Und trotzdem: Schnorrenberg und der Rest des Trainerteams entschieden sich für Tim Schreiber. „Uns wurde die Entscheidung am Freitag nach dem Abschlusstraining im kleinen Kreis mitgeteilt. Ich war natürlich stolz und glücklich, der Konkurrenzkampf in der Vorbereitung hat viel Druck bedeutet“, erzählte Schreiber. Natürlich fiel die Wahl aber nicht allein wegen des Bauchgefühls des Chefs auf den RB-Leihspieler. „Wir hatten auch die zwei Spiele letzte Saison im Hinterkopf. Tim hat einfach auch eine Wahnsinns-Ausstrahlung“, so Schnorrenberg. Und im Anschluss an die Pro-Schreiber-Argumente erklärte der Cheftrainer auch den Torwart-Kampf für beendet. „Es wird keine Rotation geben“, sagte er. Er wusste zugleich, in welche Richtung er sich jetzt wenden sollte: hin zu Sven Müller. „Die Entscheidung ist hart für ihn.“
Für Sven Müller bleiben beim HFC vorerst nur die Pokalspiele
Der ehemalige Kölner Bundesliga-Spieler wird nun mit Pokaleinsätzen vorlieb nehmen müssen. Am 7. August etwa, wenn der HFC in Riestedt (14 Uhr) spielt, dann werde Müller den HFC-Kasten hüten, kündigte Schnorrenberg an. Trostpflaster. Und er schob nach, man werde sich auch „jetzt nicht für die Saison festlegen“. Sofern Tim Schreiber aber sein Niveau hält, kommt Müller nicht mehr an ihm vorbei. An der Freundschaft der beiden Rivalen, Zimmerkollegen im Trainingslager, solle die nun feststehende Rangfolge nichts ändern. „Sven hat Größe gezeigt, es kam nur Unterstützung“, betont Schreiber.

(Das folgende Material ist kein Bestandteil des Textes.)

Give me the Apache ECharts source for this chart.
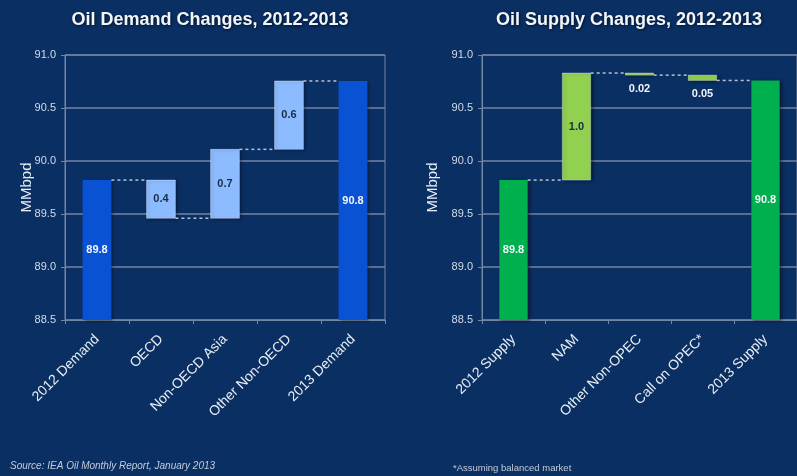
<!DOCTYPE html>
<html>
<head>
<meta charset="utf-8">
<title>Oil Demand and Supply Changes, 2012-2013</title>
<script src="https://cdn.jsdelivr.net/npm/echarts@6/dist/echarts.min.js"></script>
<style>
  html, body { margin: 0; padding: 0; background: #0a2f63; }
  #chart { width: 797px; height: 476px; }
</style>
</head>
<body>
<div id="chart"></div>
<script>
// data (MMbpd)
var demandCategories = ['2012 Demand', 'OECD', 'Non-OECD Asia', 'Other Non-OECD', '2013 Demand'];
var demandStart = 89.82;
var demandChanges = [-0.36, 0.65, 0.645];
var demandEnd = 90.755;
var demandLabels = ['89.8', '0.4', '0.7', '0.6', '90.8'];

var supplyCategories = ['2012 Supply', 'NAM', 'Other Non-OPEC', 'Call on OPEC*', '2013 Supply'];
var supplyStart = 89.82;
var supplyChanges = [1.01, -0.02, -0.05];
var supplyEnd = 90.76;
var supplyLabels = ['89.8', '1.0', '0.02', '0.05', '90.8'];

var yMin = 88.5, yMax = 91.0, yStep = 0.5;

// turn start / changes / end into [index, low, high, connector level, isTotal]
function waterfall(start, changes, end) {
  var rows = [[0, yMin, start, start, 1]];
  var cum = start;
  changes.forEach(function (c, i) {
    var next = cum + c;
    rows.push([i + 1, Math.min(cum, next), Math.max(cum, next), next, 0]);
    cum = next;
  });
  rows.push([changes.length + 1, yMin, end, end, 1]);
  return rows;
}

var myChart = echarts.init(document.getElementById('chart'));

function makeRender(total, change, labels, count) {
  return function (params, api) {
    var idx = api.value(0);
    var top = api.coord([idx, api.value(2)]);
    var bot = api.coord([idx, api.value(1)]);
    var w = api.size([1, 0])[0] * 0.45;
    var h = Math.max(bot[1] - top[1], 2);
    var isTotal = api.value(4) === 1;
    var children = [{
      type: 'rect',
      shape: { x: top[0] - w / 2, y: top[1], width: w, height: h },
      style: {
        fill: isTotal ? total : change,
        stroke: isTotal ? null : 'rgba(255,255,255,0.35)',
        lineWidth: 1,
        shadowBlur: 3, shadowOffsetX: 2, shadowOffsetY: 1,
        shadowColor: 'rgba(0,0,0,0.45)'
      }
    }];
    if (idx < count - 1) {
      var lvl = api.coord([idx, api.value(3)]);
      var nxt = api.coord([idx + 1, api.value(3)]);
      children.push({
        type: 'line',
        shape: { x1: top[0] + w / 2, y1: lvl[1], x2: nxt[0] - w / 2, y2: lvl[1] },
        style: { stroke: '#b7c0d0', lineWidth: 1.5, lineDash: [3, 3] }
      });
    }
    var small = h < 12;
    children.push({
      type: 'text',
      style: {
        x: top[0], y: small ? bot[1] + 14 : top[1] + h / 2,
        text: labels[idx],
        align: 'center', verticalAlign: 'middle',
        font: 'bold 11px "Liberation Sans", Arial, sans-serif',
        fill: (isTotal || small) ? '#f2f5fa' : '#1b2a44'
      }
    });
    return { type: 'group', children: children };
  };
}

var axisText = '#d4dbe7';
var gridLine = '#7386a3';

function xAxis(grid, cats) {
  return {
    type: 'category', gridIndex: grid, data: cats,
    axisLine: { lineStyle: { color: gridLine } },
    axisTick: { show: true, length: 4, lineStyle: { color: gridLine } },
    axisLabel: { rotate: 45, margin: 17, color: '#e8edf5', fontSize: 14, fontFamily: 'Liberation Sans, Arial, sans-serif' }
  };
}
function yAxis(grid, gap) {
  return {
    type: 'value', gridIndex: grid, min: yMin, max: yMax, interval: yStep,
    name: 'MMbpd', nameLocation: 'middle', nameGap: gap, nameRotate: 90, nameMoveOverlap: false,
    nameTextStyle: { color: '#e8edf5', fontSize: 15, fontFamily: 'Liberation Sans, Arial, sans-serif' },
    axisLine: { show: true, lineStyle: { color: gridLine } },
    axisTick: { show: true, length: 4, inside: false, lineStyle: { color: gridLine } },
    axisLabel: { color: axisText, fontSize: 11, margin: 9, formatter: function (v) { return v.toFixed(1); },
      fontFamily: 'Liberation Sans, Arial, sans-serif' },
    splitLine: { lineStyle: { color: gridLine, width: 1.5 } }
  };
}

var option = {
  backgroundColor: '#0a2f63',
  animation: false,
  title: [
    { text: 'Oil Demand Changes, 2012-2013', left: 205, top: 6, textAlign: 'center',
      textStyle: { color: '#f2f5fa', fontSize: 18, fontWeight: 'bold', fontFamily: 'Liberation Sans, Arial, sans-serif',
        textShadowColor: 'rgba(0,0,0,0.6)', textShadowBlur: 3, textShadowOffsetX: 1, textShadowOffsetY: 1 } },
    { text: 'Oil Supply Changes, 2012-2013', left: 624, top: 6, textAlign: 'center',
      textStyle: { color: '#f2f5fa', fontSize: 18, fontWeight: 'bold', fontFamily: 'Liberation Sans, Arial, sans-serif',
        textShadowColor: 'rgba(0,0,0,0.6)', textShadowBlur: 3, textShadowOffsetX: 1, textShadowOffsetY: 1 } }
  ],
  grid: [
    { left: 65, right: 412, top: 55, bottom: 156, show: true, borderColor: gridLine, borderWidth: 1 },
    { left: 482, right: -5, top: 55, bottom: 156, show: true, borderColor: gridLine, borderWidth: 1 }
  ],
  xAxis: [xAxis(0, demandCategories), xAxis(1, supplyCategories)],
  yAxis: [yAxis(0, 31), yAxis(1, 42)],
  series: [
    { type: 'custom', name: 'Demand', xAxisIndex: 0, yAxisIndex: 0,
      data: waterfall(demandStart, demandChanges, demandEnd),
      renderItem: makeRender('#0a52d4', '#8cbcff', demandLabels, demandCategories.length) },
    { type: 'custom', name: 'Supply', xAxisIndex: 1, yAxisIndex: 1,
      data: waterfall(supplyStart, supplyChanges, supplyEnd),
      renderItem: makeRender('#00b04f', '#92d050', supplyLabels, supplyCategories.length) }
  ],
  graphic: [
    { type: 'text', left: 10, top: 461,
      style: { text: 'Source: IEA Oil Monthly Report, January 2013', fill: '#c3cbda',
        font: 'italic 10px "Liberation Sans", Arial, sans-serif' } },
    { type: 'text', left: 453, top: 463,
      style: { text: '*Assuming balanced market', fill: '#c3cbda',
        font: '9.5px "Liberation Sans", Arial, sans-serif' } }
  ]
};

myChart.setOption(option);
</script>
</body>
</html>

Gegen Meppen wurde die neue Nummer eins dann im dritten HFC-Einsatz erstmals bezwungen. Allerdings per Elfmeter und nicht aus dem Spiel heraus. Auch, weil Sören Reddemann mit einer Wahnsinns-Rettungstat vor der Torlinie das 2:3 der Gäste für den überlupften Schreiber verhinderte. Ansonsten hatte der HFC-Keeper einen relativ ruhigen Nachmittag. Am Sonntag im Spiel bei Geheimfavorit Türkgücü München dürfte es heißer zugehen - nicht nur weil die Sonne drücken könnte.